How to Tell if your Low-Code is Only Skin Deep

We’ve been writing about low-code (and no-code) platforms and tools for several years now. Their appeal is obvious – instead of hand-coding apps, developers simply interact with a visual interface to assemble their applications.

Many such interfaces offer slick drag-and-drop functionality, while others use wizards or some such. Any instances where hand-coding is still necessary are relegated to isolated, minor situations, like custom widgets or bespoke integrations. Everything else, the story goes, is blissfully free from pecking out lines of code by hand.

Take a closer look, however, and it soon becomes clear that all low-code tools are not created equal. Some only tackle front-end, user interface-related tasks via low-code, leaving all the back-end tasks in the hands of hand coders.

Even more than this excess of superficiality, however, is a subtle, but more significant limitation that many low-code products exhibit – one that goes to the heart of the low-code value proposition: many of these tools don’t lower technical debt. In fact, many of them actually raise it.

Technical debt refers to the fact that fixing yesterday’s expedient but flawed technology decisions becomes more expensive and difficult over time. The problem with increasing technical debt, of course, is that sooner or later, you’ll have to pay it back. Pushing such debt into the future only racks up those interest charges.

Selecting a low-code product that lowers instead of raises technical debt, therefore, is a long-term strategic win for the organization. Here’s how to tell the difference.

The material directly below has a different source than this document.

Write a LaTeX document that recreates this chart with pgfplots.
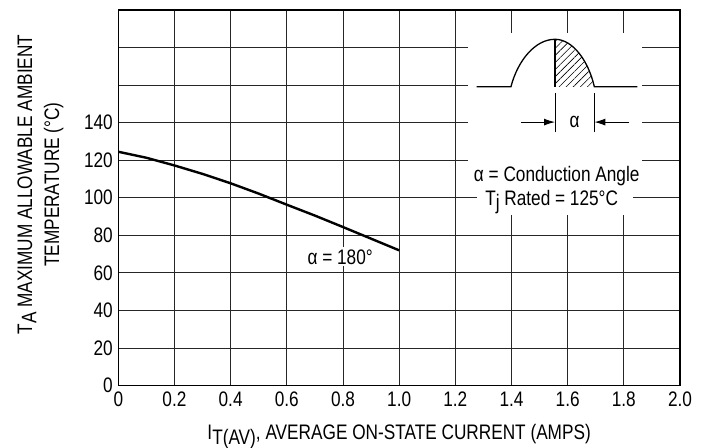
\documentclass[border=0pt]{standalone}
\usepackage{fontspec}
\setmainfont{Liberation Sans}[FakeStretch=0.82]
\usepackage{pgfplots}
\pgfplotsset{compat=1.18}
\usetikzlibrary{patterns.meta,arrows.meta}
\newcommand{\fs}{\fontsize{21bp}{25bp}\selectfont}
\newcommand{\dn}[1]{\raisebox{-0.38ex}{#1}}

\begin{document}
\begin{tikzpicture}
\begin{axis}[
  scale only axis,
  width=561.7bp, height=375.5bp,
  xmin=0, xmax=2, ymin=0, ymax=200,
  xtick={0,0.2,0.4,0.6,0.8,1.0,1.2,1.4,1.6,1.8,2.0},
  xticklabels={0,0.2,0.4,0.6,0.8,1.0,1.2,1.4,1.6,1.8,2.0},
  ytick={0,20,40,60,80,100,120,140,160,180,200},
  yticklabels={0,20,40,60,80,100,120,140,,,},
  grid=major,
  major grid style={line width=0.9bp, black!85},
  major tick length=0pt,
  axis line style={line width=1.3bp},
  tick label style={font=\fs, /pgf/number format/assume math mode=true},
  xticklabel style={yshift=-3bp},
  yticklabel style={xshift=-2bp},
  clip=false,
]
% derating curve, alpha = 180 deg
\addplot[line width=2.4bp, black] coordinates {
  (0,124.5) (0.1,121.3) (0.2,117.2) (0.3,112.7) (0.4,107.7) (0.5,102.2)
  (0.6,96.3) (0.7,90.5) (0.8,84.4) (0.9,78.2) (1.0,72)
};
\node[font=\fs, fill=white, inner sep=2bp, anchor=base] at (axis cs:0.79,64.7) {α = 180°};

% inset: conduction angle sketch
\fill[white] (axis cs:1.245,104) rectangle (axis cs:1.864,187.7);
\fill[white] (axis cs:1.276,90.8) rectangle (axis cs:1.833,106);
\fill[pattern={Lines[angle=45,distance=5bp,line width=0.6bp]}]
  (axis cs:1.555,159.1) -- (axis cs:1.555,184.4)
  .. controls (axis cs:1.618,184.4) and (axis cs:1.674,173) .. (axis cs:1.695,159.1) -- cycle;
\draw[line width=1.3bp] (axis cs:1.276,159.1) -- (axis cs:1.398,159.1)
  .. controls (axis cs:1.422,173) and (axis cs:1.484,184.4) .. (axis cs:1.555,184.4)
  .. controls (axis cs:1.618,184.4) and (axis cs:1.674,173) .. (axis cs:1.695,159.1)
  -- (axis cs:1.848,159.1);
\draw[line width=1.3bp] (axis cs:1.555,159.1) -- (axis cs:1.555,184.4);
\draw[line width=1bp] (axis cs:1.555,155.6) -- (axis cs:1.555,135.2);
\draw[line width=1bp] (axis cs:1.695,155.6) -- (axis cs:1.695,135.2);
\draw[line width=1bp, -{Latex[length=11bp,width=7bp]}] (axis cs:1.435,140.3) -- (axis cs:1.555,140.3);
\draw[line width=1bp, -{Latex[length=11bp,width=7bp]}] (axis cs:1.817,140.3) -- (axis cs:1.695,140.3);
\node[font=\fs] at (axis cs:1.625,140.3) {α};
\node[font=\fs, anchor=base] at (axis cs:1.561,108.5) {α = Conduction Angle};
\node[font=\fs, anchor=base] at (axis cs:1.543,96.1) {T\dn{j} Rated = 125°C};

% axis titles
\node[font=\fs, anchor=base] at (axis cs:1.0,-29) {I\dn{T(AV)}, AVERAGE ON-STATE CURRENT (AMPS)};
\node[rotate=90, font=\fontsize{21bp}{27bp}\selectfont, align=center] at (axis cs:-0.277,107)
  {T\dn{A} MAXIMUM ALLOWABLE AMBIENT\\TEMPERATURE (°C)};

\coordinate (bl) at (rel axis cs:0,0);
\coordinate (tr) at (rel axis cs:1,1);
\end{axis}
\pgfresetboundingbox
\path[use as bounding box] ([shift={(-118.3bp,-62.5bp)}]bl) rectangle ([shift={(23bp,10bp)}]tr);
\end{tikzpicture}
\end{document}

Understanding the Power of Model-Based Configuration

Many web and cloud-based applications – including those that low-code tools are well-suited for – follow a basic model-view-controller (MVC) pattern.

MVC applications have three basic parts: the data (the ‘model’ part of MVC), the business logic (the ‘controller’), and the user interface (the ‘view’). Most low-code tools handle these three parts of a basic application in different ways.

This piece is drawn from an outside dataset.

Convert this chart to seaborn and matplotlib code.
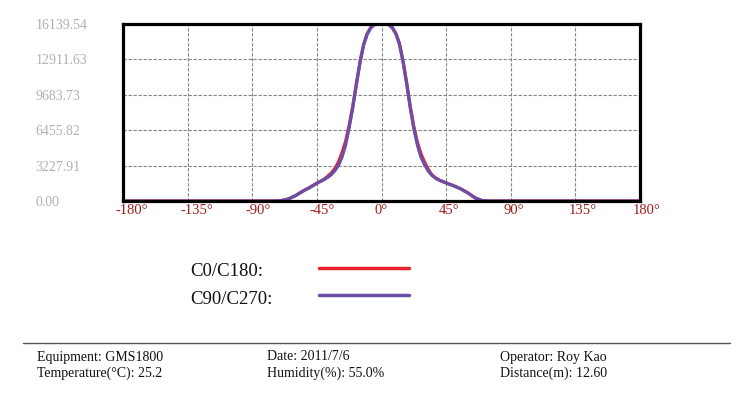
import matplotlib
matplotlib.use("Agg")
import matplotlib.pyplot as plt
import matplotlib.transforms as mtransforms
import seaborn as sns
import pandas as pd
from matplotlib.lines import Line2D

# ---- data ----
angles = [-180, -170, -160, -150, -140, -130, -120, -110, -100, -90, -80, -75,
          -70, -65, -60, -55, -50, -45, -40, -37.5, -35, -32.5, -30, -27.5, -25,
          -22.5, -20, -17.5, -15, -12.5, -10, -7.5, -5, -2.5,
          0, 2.5, 5, 7.5, 10, 12.5, 15, 17.5, 20, 22.5, 25, 27.5, 30, 32.5, 35,
          37.5, 40, 45, 50, 55, 60, 65, 70, 75,
          80, 90, 100, 110, 120, 130, 140, 150, 160, 170, 180]
c0_c180 = [0, 0, 0, 0, 0, 0, 0, 0, 0, 0, 0, 0,
           30, 180, 480, 880, 1230, 1620, 1980, 2250, 2550, 2950, 3550, 4400, 5450,
           6900, 8650, 10700, 12650, 14250, 15250, 15820, 16080, 16139.54,
           16139.54, 16139.54, 16080, 15820, 15280, 14350, 12750, 10800, 8650, 6800, 5350, 4300, 3550, 2900, 2400,
           2120, 1920, 1650, 1400, 1120, 750, 300, 40, 0,
           0, 0, 0, 0, 0, 0, 0, 0, 0, 0, 0]
c90_c270 = [0, 0, 0, 0, 0, 0, 0, 0, 0, 0, 0, 0,
            30, 180, 480, 880, 1230, 1620, 1950, 2150, 2400, 2750, 3250, 4000, 5100,
            6700, 8500, 10600, 12600, 14200, 15200, 15800, 16080, 16139.54,
            16139.54, 16139.54, 16080, 15800, 15250, 14300, 12700, 10700, 8500, 6600, 5100, 4000, 3300, 2750, 2350,
            2100, 1900, 1650, 1400, 1120, 750, 300, 40, 0,
            0, 0, 0, 0, 0, 0, 0, 0, 0, 0, 0]
series_names = ["C0/C180:", "C90/C270:"]
series_colors = ["#e8232b", "#6a4ea8"]
y_ticks = [0.00, 3227.91, 6455.82, 9683.73, 12911.63, 16139.54]
y_tick_labels = ["0.00", "3227.91", "6455.82", "9683.73", "12911.63", "16139.54"]
x_ticks = [-180, -135, -90, -45, 0, 45, 90, 135, 180]
x_tick_labels = ["-180°", "-135°", "-90°", "-45°", "0°", "45°", "90°", "135°", "180°"]
footer = [("Equipment: GMS1800", "Temperature(°C): 25.2"),
          ("Date: 2011/7/6", "Humidity(%): 55.0%"),
          ("Operator: Roy Kao", "Distance(m): 12.60")]

df = pd.concat([
    pd.DataFrame({"angle": angles, "value": c0_c180, "series": series_names[0]}),
    pd.DataFrame({"angle": angles, "value": c90_c270, "series": series_names[1]}),
])

sns.set_theme(style="white")
plt.rcParams["font.family"] = ["Liberation Serif", "DejaVu Serif"]

W, H = 755, 396
fig = plt.figure(figsize=(W / 100, H / 100), dpi=100)
fig.patch.set_facecolor("white")
ax = fig.add_axes([123 / W, 1 - 201 / H, (640 - 123) / W, (201 - 24) / H])

sns.lineplot(data=df, x="angle", y="value", hue="series",
             palette=dict(zip(series_names, series_colors)),
             linewidth=2.3, ax=ax, legend=False, sort=False)

ax.set_xlim(-180, 180)
ax.set_ylim(0, 16139.54)
ax.set_xlabel("")
ax.set_ylabel("")
ax.set_xticks(x_ticks)
ax.set_xticklabels(x_tick_labels, color="#a01c1c", fontsize=10.5)
ax.set_yticks(y_ticks)
ax.set_yticklabels(y_tick_labels, color="#b0b0b0", fontsize=10)
ax.tick_params(axis="y", length=0, pad=63)
ax.tick_params(axis="x", length=0, pad=2.5)
for lab in ax.get_yticklabels():
    lab.set_horizontalalignment("left")
shift = mtransforms.ScaledTranslation(-7 / 100, 0, fig.dpi_scale_trans)
for lab in ax.get_xticklabels():
    lab.set_horizontalalignment("left")
    lab.set_transform(lab.get_transform() + shift)

ax.grid(True, color="#858585", linestyle=(0, (3, 1.5)), linewidth=0.8)
for s in ax.spines.values():
    s.set_color("black")
    s.set_linewidth(2.3)
    s.set_visible(True)

# legend: label first, then line sample
leg_rows = [(268, 272), (295, 300)]
for (ly, ty), name, col in zip(leg_rows, series_names, series_colors):
    fig.text(190 / W, 1 - ty / H, name, fontsize=13.5, va="center", ha="left", color="#111111")
    fig.add_artist(Line2D([319 / W, 409 / W], [1 - ly / H, 1 - ly / H], color=col, lw=2.5))

# footer
fig.add_artist(Line2D([23 / W, 730 / W], [1 - 342.5 / H, 1 - 342.5 / H], color="#555555", lw=1.0))
col_x = [37, 267, 500]
for x, (l1, l2) in zip(col_x, footer):
    fig.text(x / W, 1 - 357 / H, l1, fontsize=10, va="center", ha="left", color="#111111")
    fig.text(x / W, 1 - 373 / H, l2, fontsize=10, va="center", ha="left", color="#111111")

fig.savefig("out.png", dpi=100)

Many of them have sophisticated UI capabilities but limited business logic and data capabilities. Typically, assembling a bespoke app is typically straightforward, but changing existing apps – especially when they connect with other apps – can be quite challenging.

This inflexibility in the face of change is the essence of technical debt. Even though the developer may have used low-code for one part of the app or another, when the time comes to update it, increasingly complex interdependencies limit the ability for the developer to make the necessary changes solely within the low-code environment.

At that point, they must hand-code the changes, layering on difficult to manage code which only serves to further increase the technical debt.

The solution to this mounting problem of technical debt is for the low-code platform to handle changes to each of the MVC components following a single, model-based approach. In this context, we’re not talking about the MVC ‘model’ per se. Rather, we’re referring to an abstract representation of the application that the platform represents internally as a declarative configuration that it can render as a working application.

Most if not all low-code tools follow this model-based configuration approach, although some generate executable code while others render the working application directly on their platforms. What helps certain low-code offerings to stand above the rest, however, is how they apply this model-based configuration approach to all three parts of the MVC application.

Cherwell: How Low-Code Should Work

One vendor who illustrates this consistent approach across all tiers is Cherwell. Cherwell is best known as a vendor of service management products – but in its case, it has built all its products using its low-code platform, and its customers can add or update functionality to Cherwell’s entire product suite the same way.

In Cherwell’s case, the MVC ‘model’ consists of data objects, the ‘view’ includes forms and a portal, while the ‘controller’ represents the process automations that developers can build with the platform.

Cherwell represents each of these elements as XML-based metadata, where any changes to the application at any of the three tiers involves changes to those metadata via the model-based interface.

Cherwell rolls up the three parts of MVC into applications in refers to as ‘mergeable applications,’ or ‘mApps.’ Here are the steps necessary to create a mApp:

  1. Define its properties and add various definitions and items that specify how to merge the mApp into the target system, say, Cherwell’s IT service management app.
  2. Edit the data for the mApp via the appropriate business object.
  3. Save and distribute the mApp, which might require the use of the Apply mApp Wizard.

These steps properly configure all three MVC tiers for the mApp via model-based configuration, and even when a developer needs to update a mApp, there’s no need for any hand-coding.

Because Cherwell is well-suited for service management applications, it is inherently workflow-centric. mApps are therefore ‘mergeable’ in the sense of merging into workflow-based applications that involve orchestrations of potentially several separate applications.

Supporting the ability to update and modify such workflows without requiring any hand-coding differentiates Cherwell from most of its low-code competition.

The Intellyx Take

The challenge with technical debt is twofold: first, organizations must reduce the complexity of existing technology in order to meet current requirements more cost-effectively. Second, organizations must put practices in place today that will continue to maintain this flexibility and cost-effectiveness into the future.

When people build applications that follow model-based configuration approaches consistently across all tiers of those applications, they are able to meet both of these technical debt challenges. Low-code platforms like Cherwell’s are showing the way.